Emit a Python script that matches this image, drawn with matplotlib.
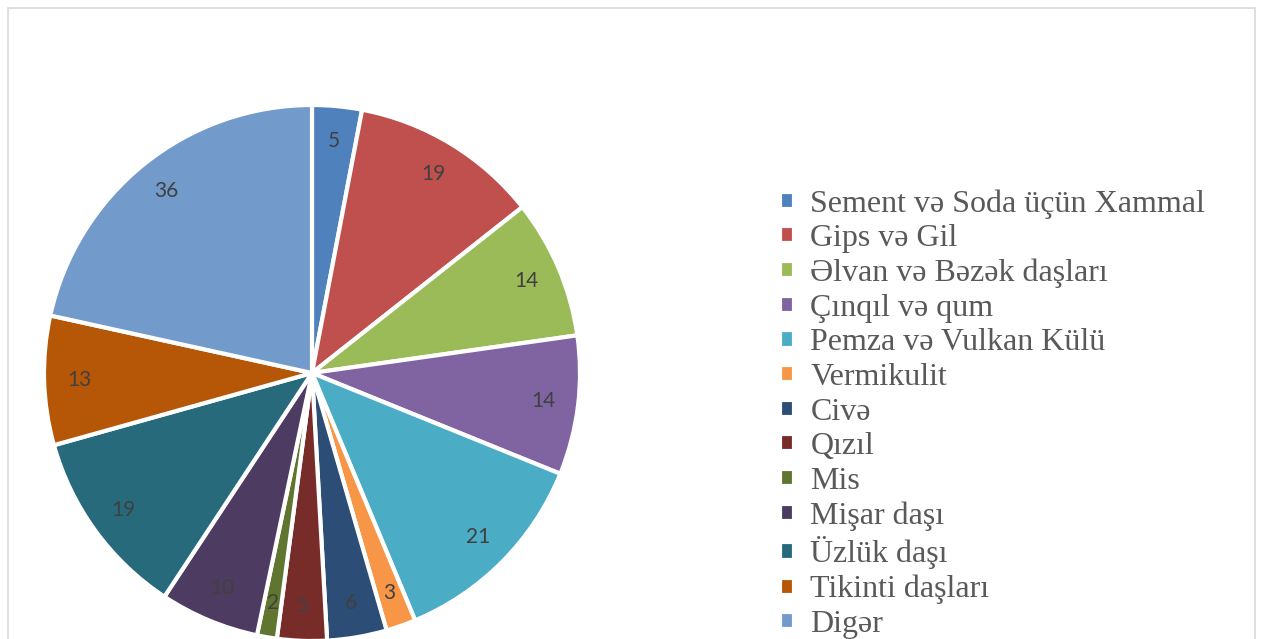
import matplotlib
matplotlib.use("Agg")
import matplotlib.pyplot as plt
from matplotlib.patches import Rectangle

CATEGORIES = [
    "Sement və Soda üçün Xammal", "Gips və Gil", "Əlvan və Bəzək daşları",
    "Çınqıl və qum", "Pemza və Vulkan Külü", "Vermikulit", "Civə", "Qızıl",
    "Mis", "Mişar daşı", "Üzlük daşı", "Tikinti daşları", "Digər",
]
VALUES = [5, 19, 14, 14, 21, 3, 6, 5, 2, 10, 19, 13, 36]
COLORS = [
    "#4F81BD", "#C0504D", "#9BBB59", "#8064A2", "#4BACC6", "#F79646",
    "#2C4D75", "#772C2A", "#5F7530", "#4D3B62", "#276A7C", "#B65708",
    "#729ACA",
]

W, H = 1263, 639
fig = plt.figure(figsize=(W / 100, H / 100), dpi=100)

# chart area border
fig.patches.append(Rectangle((8 / W, -0.05), 1247 / W, (H - 8) / H + 0.05,
                             transform=fig.transFigure, fill=False,
                             edgecolor="#D9D9D9", linewidth=1.2))

cx, cy, r = 312, 373, 268
ax = fig.add_axes([(cx - r) / W, (H - cy - r) / H, 2 * r / W, 2 * r / H])
total = sum(VALUES)
wedges, _, autotexts = ax.pie(
    VALUES, colors=COLORS, startangle=90, counterclock=False,
    autopct=lambda p: f"{round(p * total / 100)}", pctdistance=0.87,
    wedgeprops=dict(edgecolor="white", linewidth=3),
    textprops=dict(color="#404040", fontsize=15, family="Lato"),
)
ax.set_xlim(-1, 1)
ax.set_ylim(-1, 1)
ax.set_aspect("equal")
ax.axis("off")

fig.legend(wedges, CATEGORIES, loc="upper left",
           bbox_to_anchor=(780 / W, 1 - 189 / H), frameon=False,
           prop=dict(family="Liberation Serif", size=23),
           labelcolor="#595959", handlelength=0.45, handleheight=0.45,
           handletextpad=0.5, labelspacing=0.175, borderaxespad=0,
           borderpad=0)

fig.savefig("out.png", dpi=100)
::::::::
Your task is to return the lines above, from the first one up to and including the line containing "from matplotlib.patches import Rectangle", minus any pictures.

**RESULT FOR THIS TASK:**
Emit a Python script that matches this image, drawn with matplotlib.
import matplotlib
matplotlib.use("Agg")
import matplotlib.pyplot as plt
from matplotlib.patches import Rectangle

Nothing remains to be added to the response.